Created 02-13-2017 07:03 PM
I have a hive managed table stored as TEXTFILE. Will there be any change in the performance between select col1,col2 from hive_tabl than select * from hive_tabl. Consider the table has 300 columns with 20 billion of data. Will there be any performance which impacts based on the select clause. If so can ORC storage overcome it or what will be the best way to store the data which will not affect based on the select clause.
Created 02-14-2017 06:21 PM
A 'SELECT *' behaves differently on Text vs ORC for certain conditions:
1. On both ORC and Text, no MR or Tez job will be launched if you SELECT all columns: "SELECT * FROM my_table". MR or Tez will just read from the file without launching any mappers.
2. On Text, a MR or Tez job will be launched if you add a WHERE condition: "SELECT * FROM my_table WHERE 'some_condition'". Mappers will be launched for Text formatted data.
3. On ORC, no MR or Tez job will be launched if you add a WHERE condition: "SELECT * FROM my_table WHERE 'some_condition'". No Mappers will be launched for ORC formatted data. Thus, ORC performs better than Text in those cases in which you submit a WHERE condition.
4. On both ORC and Text, no MR or Tez job will be launched if you SELECT a few columns: "SELECT column1, column2 FROM my_table". MR or Tez will just read from the file without launching any mappers.
5. For any aggregations on a few columns, MR or Tez job will be launched and ORC results in less I/O than Text because only those columns are being read
Created 02-13-2017 07:26 PM
Yes, there would be performance difference between select * and select column as 'select *' would bring in all the column data and with indexing not affecting much.
ORC would have better performance compared to textformat irrespective of select query being run. This is because the data is stored in splits and each split header containing the details regarding data within the split. ORC also has predicate pushdown which facilitates the better performance.
Refer to link1 and link2 for details on increasing performance.
Created 02-13-2017 08:56 PM
Is that so? In relational databases I agree that there be a significant difference. But in hadoop i always thought that it will read the entire record if it is stored as TEXTFILE. Doesnt mapper reads entire record to parse it to reducer?
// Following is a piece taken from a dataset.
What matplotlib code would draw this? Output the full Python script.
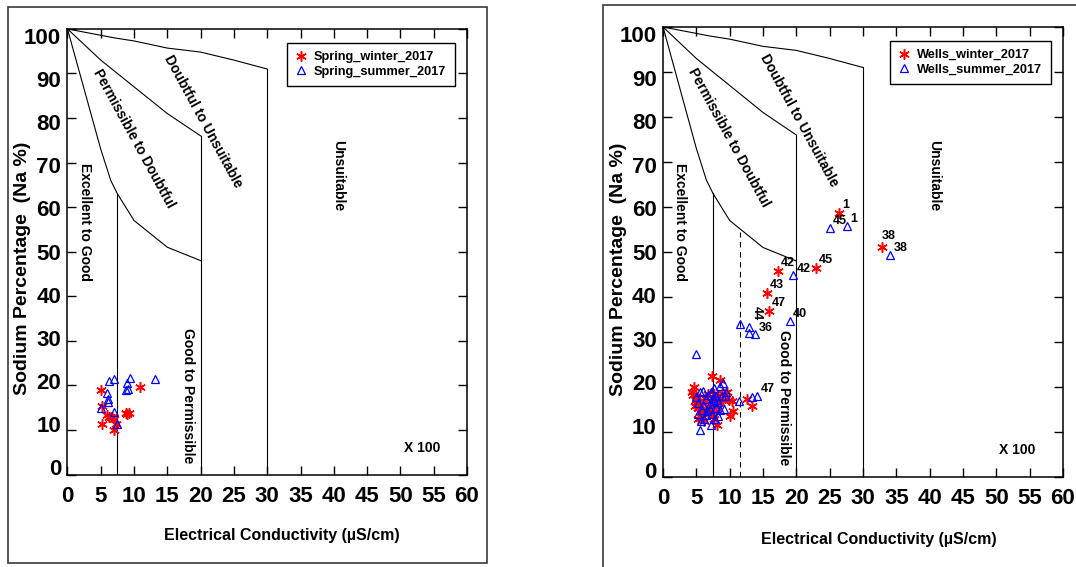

Created 02-14-2017 06:21 PM
A 'SELECT *' behaves differently on Text vs ORC for certain conditions:
1. On both ORC and Text, no MR or Tez job will be launched if you SELECT all columns: "SELECT * FROM my_table". MR or Tez will just read from the file without launching any mappers.
2. On Text, a MR or Tez job will be launched if you add a WHERE condition: "SELECT * FROM my_table WHERE 'some_condition'". Mappers will be launched for Text formatted data.
3. On ORC, no MR or Tez job will be launched if you add a WHERE condition: "SELECT * FROM my_table WHERE 'some_condition'". No Mappers will be launched for ORC formatted data. Thus, ORC performs better than Text in those cases in which you submit a WHERE condition.
4. On both ORC and Text, no MR or Tez job will be launched if you SELECT a few columns: "SELECT column1, column2 FROM my_table". MR or Tez will just read from the file without launching any mappers.
5. For any aggregations on a few columns, MR or Tez job will be launched and ORC results in less I/O than Text because only those columns are being read
Created 02-14-2017 09:27 PM
Thanks @Binu Mathew. I would like to know one additional information from the point 5. I understand that ORC will read the specific column if we specify the column names in the select clause. But how does the text file work? . Like if i specify the column name in the select clause will it read only the specify columns or will it read the entire record but displays only the selected columns.
Created 02-17-2017 07:35 PM
This is such a precise and clear answer. Awesome.
Created 03-08-2018 11:34 AM
Hey, In my case lot of mappers are launched when I run a select query on ORC file.
Also, are there some particular settings of hive to be turned on so that read operations in ORC use ppd. I have tried a lot but almost all my queries read the same as size(of my ORC table), which means reader is reading the whole ORC file. I run Hive 0.13.